A mudança nefasta ocorreu a partir da virada deste século. Os especialistas nas querelas da humanidade costumam apontar alguns fatores que justificam a queda de qualidade das relações profissionais. Em um passado recente, pouco se ouvia falar em assédio moral e quando isso ocorria os casos não tinham tanta gravidade.  Hoje, a conversa informal com algum trabalhador quase sempre revela um ambiente de trabalho corroído pela violência, em razão da precariedade do emprego, da insana concorrência entre empregados da mesma função, da realização de tarefas em ritmo cada vez mais acelerado, do crescimento do desemprego, do desespero desenfreado para reduzir custos, da precarização das relações de trabalho (vide projeto em andamento no Congresso Nacional), da informalidade, da prepotência e da pura falta de educação de chefias e de lideranças.

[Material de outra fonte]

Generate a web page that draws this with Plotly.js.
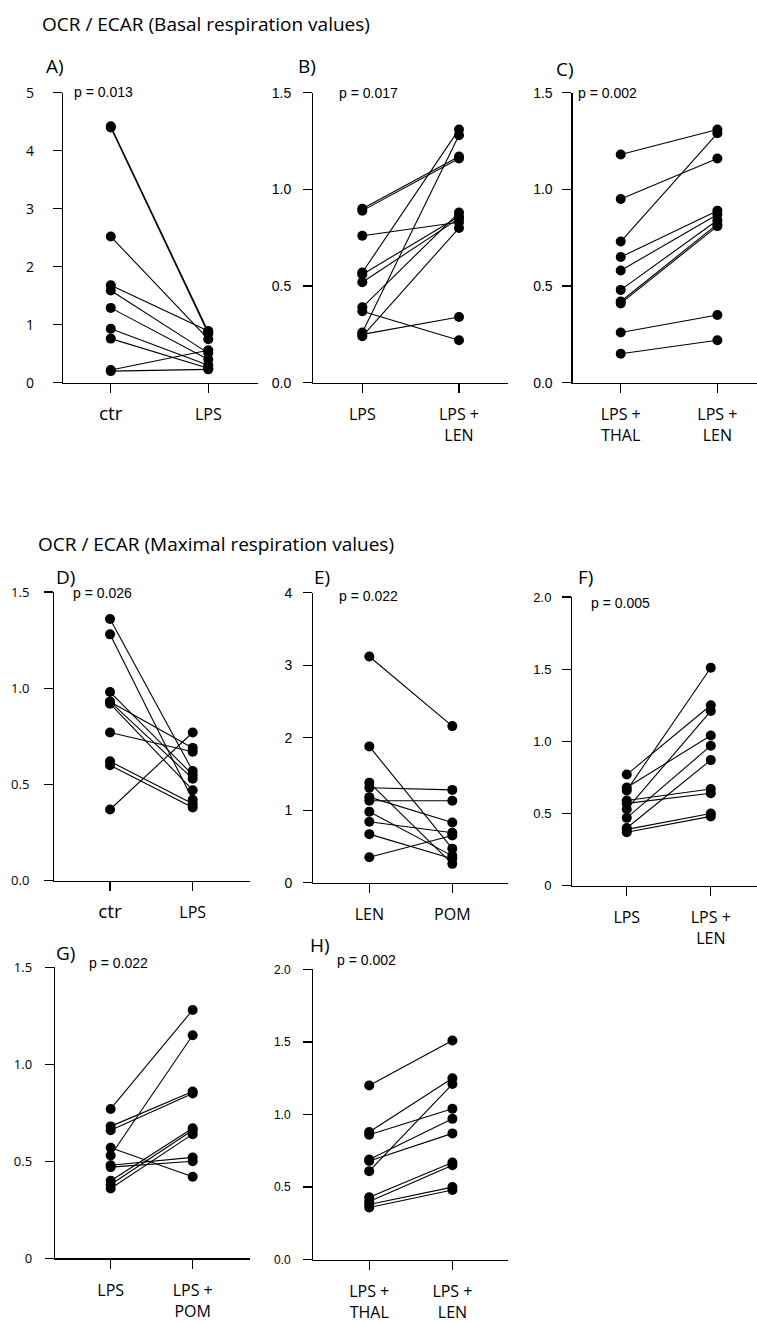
<!DOCTYPE html>
<html>
<head>
<meta charset="utf-8">
<script src="https://cdn.plot.ly/plotly-3.0.1.min.js"></script>
<style>html,body{margin:0;padding:0;background:#fff;}#chart{width:757px;height:1323px;}</style>
</head>
<body>
<div id="chart"></div>
<script>
// ---------- data ----------
const titleBasal = "OCR / ECAR (Basal respiration values)";
const titleMaximal = "OCR / ECAR (Maximal respiration values)";

const A_cats = ['<span style="font-size:19px">ctr</span>', "LPS"];
const A_ctr = [4.42, 4.40, 2.52, 1.68, 1.59, 1.29, 0.93, 0.76, 0.22, 0.20];
const A_lps = [0.88, 0.85, 0.75, 0.89, 0.51, 0.40, 0.30, 0.25, 0.56, 0.23];
const A_p = "p = 0.013";
const A_yticks = [0, 1, 2, 3, 4, 5];
const A_ytext = ["0", "1", "2", "3", "4", "5"];

const B_cats = ["LPS", "LPS +<br>LEN"];
const B_lps = [0.90, 0.89, 0.76, 0.57, 0.56, 0.52, 0.39, 0.37, 0.26, 0.25, 0.24];
const B_len = [1.17, 1.16, 0.83, 1.31, 0.86, 0.85, 0.88, 0.22, 1.28, 0.34, 0.80];
const B_p = "p = 0.017";
const B_yticks = [0, 0.5, 1.0, 1.5];
const B_ytext = ["0.0", "0.5", "1.0", "1.5"];

const C_cats = ["LPS +<br>THAL", "LPS +<br>LEN"];
const C_thal = [1.18, 0.95, 0.73, 0.65, 0.58, 0.48, 0.42, 0.41, 0.26, 0.15];
const C_len = [1.31, 1.16, 1.29, 0.89, 0.87, 0.84, 0.82, 0.81, 0.35, 0.22];
const C_p = "p = 0.002";
const C_yticks = [0, 0.5, 1.0, 1.5];
const C_ytext = ["0.0", "0.5", "1.0", "1.5"];

const D_cats = ['<span style="font-size:19px">ctr</span>', "LPS"];
const D_ctr = [1.36, 1.28, 0.98, 0.93, 0.92, 0.77, 0.62, 0.60, 0.37, 0.93];
const D_lps = [0.57, 0.42, 0.55, 0.53, 0.47, 0.67, 0.40, 0.38, 0.77, 0.69];
const D_p = "p = 0.026";
const D_yticks = [0, 0.5, 1.0, 1.5];
const D_ytext = ["0.0", "0.5", "1.0", "1.5"];

const E_cats = ["LEN", "POM"];
const E_len = [3.12, 1.88, 1.38, 1.31, 1.18, 1.13, 0.98, 0.84, 0.67, 0.35];
const E_pom = [2.16, 0.47, 0.26, 1.28, 0.83, 1.13, 0.37, 0.69, 0.33, 0.65];
const E_p = "p = 0.022";
const E_yticks = [0, 1, 2, 3, 4];
const E_ytext = ["0", "1", "2", "3", "4"];

const F_cats = ["LPS", "LPS +<br>LEN"];
const F_lps = [0.77, 0.68, 0.66, 0.59, 0.57, 0.53, 0.47, 0.40, 0.39, 0.37];
const F_len = [1.25, 1.04, 1.51, 0.67, 0.64, 1.21, 0.97, 0.87, 0.50, 0.48];
const F_p = "p = 0.005";
const F_yticks = [0, 0.5, 1.0, 1.5, 2.0];
const F_ytext = ["0", "0.5", "1.0", "1.5", "2.0"];

const G_cats = ["LPS", "LPS +<br>POM"];
const G_lps = [0.77, 0.68, 0.66, 0.57, 0.53, 0.48, 0.47, 0.40, 0.38, 0.36];
const G_pom = [1.28, 0.86, 0.85, 0.42, 1.15, 0.52, 0.50, 0.67, 0.66, 0.64];
const G_p = "p = 0.022";
const G_yticks = [0, 0.5, 1.0, 1.5];
const G_ytext = ["0", "0.5", "1.0", "1.5"];

const H_cats = ["LPS +<br>THAL", "LPS +<br>LEN"];
const H_thal = [1.20, 0.88, 0.86, 0.69, 0.68, 0.61, 0.43, 0.40, 0.38, 0.36];
const H_len = [1.51, 1.25, 1.04, 0.97, 0.87, 1.21, 0.67, 0.65, 0.50, 0.48];
const H_p = "p = 0.002";
const H_yticks = [0, 0.5, 1.0, 1.5, 2.0];
const H_ytext = ["0.0", "0.5", "1.0", "1.5", "2.0"];

// ---------- layout helpers ----------
const W = 757, Hh = 1323;
const px = v => v / W;
const py = v => 1 - v / Hh;
const MYRIAD = "Open Sans, Noto Sans, sans-serif";
const ARIAL = "Liberation Sans, Arial, sans-serif";

const panels = [
  {k:"A", cats:A_cats, a:A_ctr, b:A_lps, p:A_p, yt:A_yticks, ytt:A_ytext, yr:[0,5],
   xd:[63,258], xr:[-0.49,1.51], yd:[92.7,382.7], yfont:{family:MYRIAD,size:14}, ystand:16,
   lab:[44,66], pp:[72,92]},
  {k:"B", cats:B_cats, a:B_lps, b:B_len, p:B_p, yt:B_yticks, ytt:B_ytext, yr:[0,1.5],
   xd:[313.3,508], xr:[-0.507,1.507], yd:[92.7,382.7], yfont:{family:ARIAL,size:14}, ystand:9,
   lab:[296,66], pp:[337,93]},
  {k:"C", cats:C_cats, a:C_thal, b:C_len, p:C_p, yt:C_yticks, ytt:C_ytext, yr:[0,1.5],
   xd:[572.7,757], xr:[-0.497,1.41], yd:[92.7,382.7], yfont:{family:ARIAL,size:14}, ystand:7,
   lab:[554,69], pp:[576,93]},
  {k:"D", cats:D_cats, a:D_ctr, b:D_lps, p:D_p, yt:D_yticks, ytt:D_ytext, yr:[0,1.5],
   xd:[54.3,250], xr:[-0.674,1.693], yd:[592,880.7], yfont:{family:MYRIAD,size:13}, ystand:12,
   lab:[54,577], pp:[71,593]},
  {k:"E", cats:E_cats, a:E_len, b:E_pom, p:E_p, yt:E_yticks, ytt:E_ytext, yr:[0,4],
   xd:[313.3,508], xr:[-0.675,1.671], yd:[592.7,882.7], yfont:{family:ARIAL,size:14}, ystand:8,
   lab:[312,577], pp:[337,596]},
  {k:"F", cats:F_cats, a:F_lps, b:F_len, p:F_p, yt:F_yticks, ytt:F_ytext, yr:[0,2],
   xd:[572.3,757], xr:[-0.648,1.55], yd:[597,885.7], yfont:{family:ARIAL,size:13}, ystand:8,
   lab:[576,577], pp:[589,603]},
  {k:"G", cats:G_cats, a:G_lps, b:G_pom, p:G_p, yt:G_yticks, ytt:G_ytext, yr:[0,1.5],
   xd:[55,250], xr:[-0.679,1.699], yd:[967.3,1258.3], yfont:{family:MYRIAD,size:13}, ystand:10,
   lab:[54,953], pp:[87,963]},
  {k:"H", cats:H_cats, a:H_thal, b:H_len, p:H_p, yt:H_yticks, ytt:H_ytext, yr:[0,2],
   xd:[313.3,508], xr:[-0.672,1.668], yd:[969.3,1259.7], yfont:{family:ARIAL,size:12}, ystand:10,
   lab:[308,945], pp:[335,960]}
];

const traces = [];
const layout = {
  width: W, height: Hh, margin:{l:0,r:0,t:0,b:0},
  paper_bgcolor:"#fff", plot_bgcolor:"rgba(0,0,0,0)", showlegend:false,
  annotations: [], font:{family:MYRIAD, color:"#000"}
};

layout.annotations.push({xref:"paper", yref:"paper", x:px(40), y:py(24), xanchor:"left", yanchor:"middle",
  text:titleBasal, showarrow:false, font:{family:MYRIAD, size:19, color:"#000"}});
layout.annotations.push({xref:"paper", yref:"paper", x:px(36), y:py(544), xanchor:"left", yanchor:"middle",
  text:titleMaximal, showarrow:false, font:{family:MYRIAD, size:19, color:"#000"}});

panels.forEach((P, i) => {
  const n = i + 1;
  const xa = n === 1 ? "x" : "x" + n, ya = n === 1 ? "y" : "y" + n;
  const xk = n === 1 ? "xaxis" : "xaxis" + n, yk = n === 1 ? "yaxis" : "yaxis" + n;
  const xs = [], ys = [];
  for (let j = 0; j < P.a.length; j++) {
    xs.push(0, 1, null);
    ys.push(P.a[j], P.b[j], null);
  }
  traces.push({type:"scatter", mode:"lines+markers", x:xs, y:ys, xaxis:xa, yaxis:ya,
    line:{color:"#000", width:1.1}, marker:{color:"#000", size:10}, cliponaxis:false,
    connectgaps:false, hoverinfo:"skip"});
  layout[xk] = {domain:[px(P.xd[0]), px(P.xd[1])], range:P.xr, anchor:ya,
    showline:true, linecolor:"#000", linewidth:1.3, showgrid:false, zeroline:false,
    ticks:"outside", ticklen:9, tickwidth:1.2, tickcolor:"#000",
    tickvals:[0,1], ticktext:P.cats, tickfont:{family:MYRIAD, size:16, color:"#000"},
    ticklabelstandoff:8, fixedrange:true};
  layout[yk] = {domain:[py(P.yd[1]), py(P.yd[0])], range:P.yr, anchor:xa,
    showline:true, linecolor:"#000", linewidth:1.3, showgrid:false, zeroline:false,
    ticks:"outside", ticklen:9, tickwidth:1.2, tickcolor:"#000",
    tickvals:P.yt, ticktext:P.ytt, tickfont:Object.assign({color:"#000"}, P.yfont),
    ticklabelstandoff:P.ystand, fixedrange:true};
  layout.annotations.push({xref:"paper", yref:"paper", x:px(P.lab[0]), y:py(P.lab[1]),
    xanchor:"left", yanchor:"middle", text:P.k + ")", showarrow:false,
    font:{family:MYRIAD, size:19, color:"#000"}});
  layout.annotations.push({xref:"paper", yref:"paper", x:px(P.pp[0]), y:py(P.pp[1]),
    xanchor:"left", yanchor:"middle", text:P.p, showarrow:false,
    font:{family:ARIAL, size:14, color:"#000"}});
});

Plotly.newPlot("chart", traces, layout, {staticPlot:true, displayModeBar:false});
</script>
</body>
</html>
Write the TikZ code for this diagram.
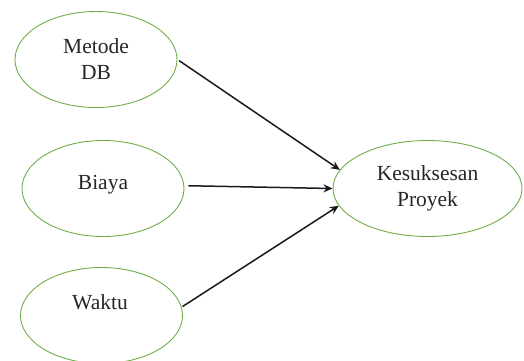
\documentclass[tikz,border=0pt]{standalone}
\usepackage{fontspec}
\setmainfont{Liberation Serif}
\usetikzlibrary{shapes.geometric,arrows.meta}
\definecolor{ellgreen}{HTML}{70AD47}
\definecolor{arrowblack}{HTML}{1A1A1A}
\tikzset{
  oval/.style={ellipse, draw=ellgreen, line width=0.9pt, inner sep=0pt,
    minimum width=162pt, minimum height=96pt, align=center,
    font=\fontsize{21.5pt}{26pt}\selectfont, text=black!85},
  lbl/.style={inner sep=0pt, font=\fontsize{21.5pt}{26pt}\selectfont, text=black!85},
  link/.style={draw=arrowblack, line width=1.5pt, -{Stealth[length=9pt,width=8pt]}}
}
\begin{document}
\begin{tikzpicture}[x=1pt,y=-1pt]
\useasboundingbox (0,0) rectangle (524,360);
\clip (0,0) rectangle (524,360);
\node[oval] (m) at (96,59.5) {Metode\\DB};
\node[oval] (b) at (103,188.5) {};
\node[lbl, anchor=base] (bt) at (103,189) {Biaya};
\node[oval] (w) at (101.5,315.5) {};
\node[lbl, anchor=base] (wt) at (100,309) {Waktu};
\node[oval, minimum width=189pt] (k) at (427.5,188.5) {Kesuksesan\\Proyek};
\draw[link, shorten <=2pt] (m.east) -- (k.168.8);
\draw[link, shorten <=4pt] (b.2.5) -- (k.west);
\draw[link, shorten <=1pt] (w.6) -- (k.191.2);
\end{tikzpicture}
\end{document}
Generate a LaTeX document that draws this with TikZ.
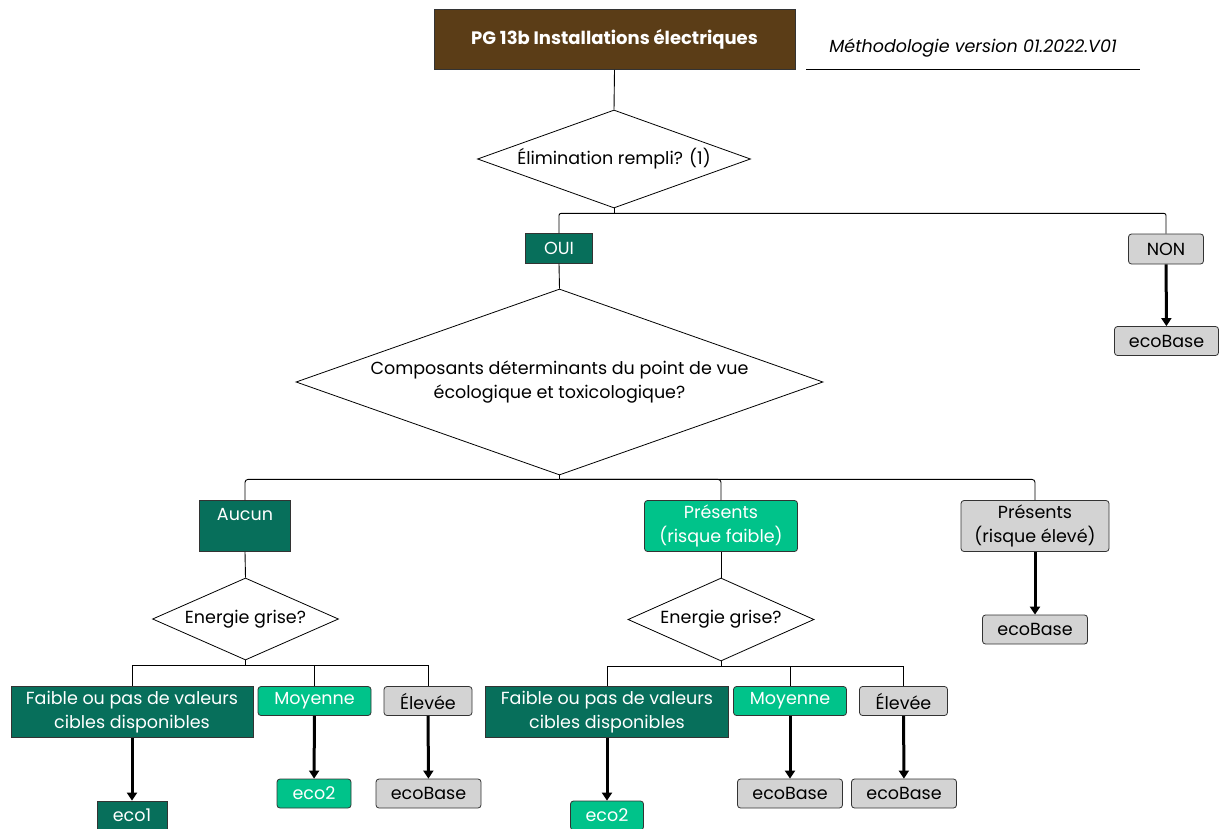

Todos esses fatores contribuem para a degradação do ambiente de trabalho, com graves repercussões na saúde dos empregados, o que resulta em distúrbios psicológicos,  tristeza, infelicidade, frustração, raiva e instabilidade emocional com reflexos na vida pessoal e familiar. Todas essas circunstâncias concorrem para o aumento do número de casos de assédio moral que agora começam a ser canalizados à Justiça do Trabalho. Mascarado e despercebido pela dificuldade de caracterizar essa agressão, o assédio moral consiste numa exposição constrangedora e humilhante do indivíduo, por um tempo prolongado. Essa ação depreciativa, praticada por uma ou mais pessoas, fica muito bem traduzida por verbos como ridicularizar, gritar, ofender, xingar, assustar, humilhar e expor. O desregramento pode começar de cima para baixo, devido a uma cultura depreciativa instituída ou permitida pelos donos da empresa, como também pode se instalar de baixo para cima pelo comportamento nefasto entre colegas do mesmo nível hierárquico. Infelizmente, as relações no mundo do trabalho estão ficando contaminadas por mesquinharias, falsidades e comportamentos egoístas de pessoas “que pisam no pescoço da própria mãe para subir um degrau”.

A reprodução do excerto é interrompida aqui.